CHICAGO (Reuters) - A Kentucky woman is suing the U.S. arm of Brazil’s JBS SA, alleging she was hospitalized after consuming ground beef produced by the company that was tainted with Salmonella, according to a lawsuit filed on Friday in Arizona state court.
The lawsuit comes one day after the U.S. Agriculture Department’s Food Safety and Inspection Service (FSIS) announced that JBS Tolleson Inc was voluntarily pulling 6.5 million pounds of ground beef and other raw beef products that had been shipped to stores across the country. JBS Tolleson is part of JBS USA, the U.S. arm of the world’s largest meatpacking company.
The meat had been processed through JBS’ Arizona plant, the USDA said. The agency later updated the volume of beef products being recalled, to 6.9 million pounds.
JBS USA could not be immediately reached for comment on Friday.
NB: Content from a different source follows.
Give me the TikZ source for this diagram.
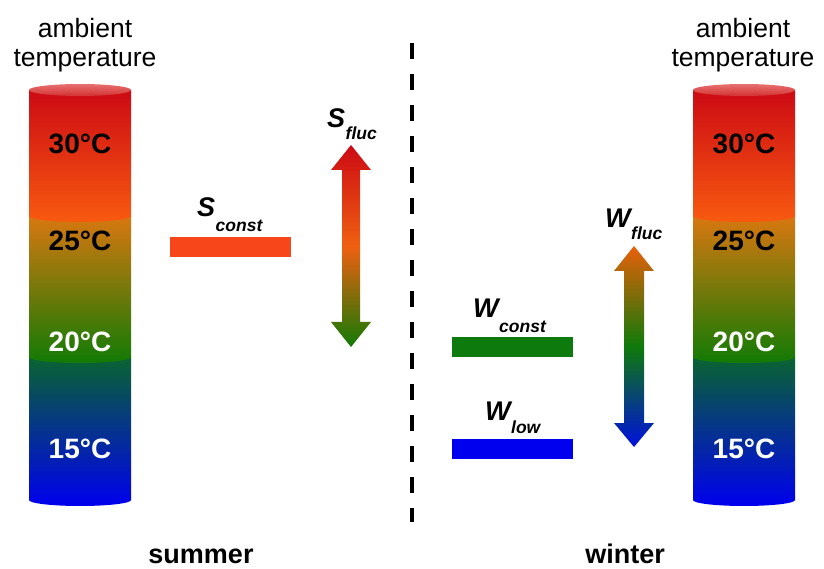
\documentclass[tikz,border=0pt]{standalone}
\usepackage{fontspec}
\setmainfont{Liberation Sans}

% colours of the temperature scale
\definecolor{capTop}{HTML}{E87070}
\definecolor{capBot}{HTML}{D23232}
\definecolor{hotRed}{HTML}{CC0A14}
\definecolor{hotOrange}{HTML}{F85A10}
\definecolor{warmBrown}{HTML}{D87810}
\definecolor{mildGreen}{HTML}{127A05}
\definecolor{coolGreen}{HTML}{0A6430}
\definecolor{coldBlue}{HTML}{0000EE}
\definecolor{sconstC}{HTML}{F7471A}
\definecolor{wconstC}{HTML}{0C7A0C}
\definecolor{wlowC}{HTML}{0000EE}
\definecolor{sMid}{HTML}{F06010}
\definecolor{wTop}{HTML}{E8600A}
\definecolor{wMid}{HTML}{0F7A0A}
\definecolor{wBot}{HTML}{0010DD}

\newcommand\templab{\fontsize{28}{30}\selectfont\bfseries}
\newcommand\seasonlab{\fontsize{27}{30}\selectfont\bfseries}
\newcommand\caselab[3]{\fontsize{27}{30}\selectfont\bfseries\itshape #1\kern0.5pt\raisebox{-#3pt}{\fontsize{17.5}{18}\selectfont #2}}

\tikzset{
  bar/.style={rectangle, inner sep=0pt, minimum width=121pt, minimum height=20pt},
  tlabel/.style={anchor=base, inner sep=0pt, font=\templab},
  clabel/.style={anchor=base west, inner sep=0pt},
  slabel/.style={anchor=base, inner sep=0pt, font=\seasonlab},
  amblabel/.style={anchor=north, align=center, inner sep=0pt, font=\fontsize{26.5}{29}\selectfont},
  divider/.style={line width=3.5pt, dash pattern=on 16pt off 15pt},
}

\begin{document}
\begin{tikzpicture}[x=1pt,y=1pt]
\useasboundingbox (0,0) rectangle (824,568);

% two temperature cylinders, drawn bottom segment first
\foreach \cx/\nm in {80/L,744/R} {
  \shade[top color=coolGreen, bottom color=coldBlue]
    (\cx-51,211) -- (\cx-51,68) arc[start angle=180,end angle=360,x radius=51,y radius=6]
    -- (\cx+51,211) -- cycle;
  \shade[top color=warmBrown, bottom color=mildGreen]
    (\cx-51,352) -- (\cx-51,211) arc[start angle=180,end angle=360,x radius=51,y radius=6]
    -- (\cx+51,352) -- cycle;
  \shade[top color=hotRed, bottom color=hotOrange]
    (\cx-51,478) -- (\cx-51,352) arc[start angle=180,end angle=360,x radius=51,y radius=6]
    -- (\cx+51,478) -- cycle;
  \shade[top color=capTop, bottom color=capBot]
    (\cx,478) ellipse[x radius=51,y radius=6];
  \node[tlabel, text=black] (t30\nm) at (\cx,414) {30°C};
  \node[tlabel, text=black] (t25\nm) at (\cx,317) {25°C};
  \node[tlabel, text=white] (t20\nm) at (\cx,216) {20°C};
  \node[tlabel, text=white] (t15\nm) at (\cx,110) {15°C};
}

\node[amblabel] (ambL) at (85,550) {ambient\\temperature};
\node[amblabel] (ambR) at (743,550) {ambient\\temperature};

% season divider
\coordinate (divTop) at (412,525);
\coordinate (divBot) at (412,46);
\draw[divider] (divTop) -- (divBot);

% constant set points
\node[bar, fill=sconstC] (sconst) at (230.5,321) {};
\node[bar, fill=wconstC] (wconst) at (512.5,221) {};
\node[bar, fill=wlowC] (wlow) at (512.5,119) {};

% fluctuating set points: vertical double arrows
\shade[top color=hotRed, bottom color=mildGreen, middle color=sMid]
  (351,423) -- (371,398) -- (360,398) -- (360,246) -- (371,246) -- (351,221)
  -- (331,246) -- (342,246) -- (342,398) -- (331,398) -- cycle;
\shade[top color=wTop, bottom color=wBot, middle color=wMid]
  (634,322) -- (654,297) -- (644,297) -- (644,145) -- (654,145) -- (634,121)
  -- (614,145) -- (624,145) -- (624,297) -- (614,297) -- cycle;

% case labels
\node[clabel] (lsconst) at (197,351) {\caselab{S}{const}{15}};
\node[clabel] (lsfluc) at (327,440) {\caselab{S}{fluc}{12}};
\node[clabel] (lwfluc) at (605,340) {\caselab{W}{fluc}{12}};
\node[clabel] (lwconst) at (473,250) {\caselab{W}{const}{15}};
\node[clabel] (lwlow) at (485,148) {\caselab{W}{low}{13}};

% seasons
\node[slabel] (summer) at (201,5) {summer};
\node[slabel] (winter) at (625,5) {winter};
\end{tikzpicture}
\end{document}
The complaint, filed in Superior Court of the state of Arizona in Maricopa County, said Dana Raab bought the JBS-produced ground beef from Sam’s Club in September and made meat loaf with some of it before freezing the rest.
Raab later fell ill, tested positive for Salmonella Newport, and was hospitalized for five days due to severe dehydration and a blocked bile duct, the complaint said.
Salmonella can cause fever, diarrhea and abdominal pain, and can be fatal to young children, the elderly, and people with compromised immune systems.
U.S. investigators have identified at least 57 people in 16 states who have become ill due to consuming contaminated ground beef products made from meat traced back to JBS, USDA said.
“I expect that number is going to go up, because one of our clients is from Nevada - and the health department there has told him he is one of more than 200 people they’ve identified as being part of this outbreak,” said attorney William Marler, who is representing Raab.
Officials from the Nevada Department of Health and Human Services did not immediately return calls for comment on Friday.
The USDA had alerted JBS Tolleson Inc’s president Andre Noqueira in 2017 that there were problems at the Arizona plant, according to a USDA document and the Raab lawsuit. Federal inspectors in 2017 accused Noqueira of enabling “egregious” and “inhumane” livestock practices, according to the lawsuit.
“Officials found two ‘mentally incoherent’ cows laying on their side and ‘moaning as if in pain’,” the complaint said. “The inspector asked for the cows to be euthanized but one died in its pen before it could be put down.”
Federal inspectors deferred taking action against the company, according to the USDA document.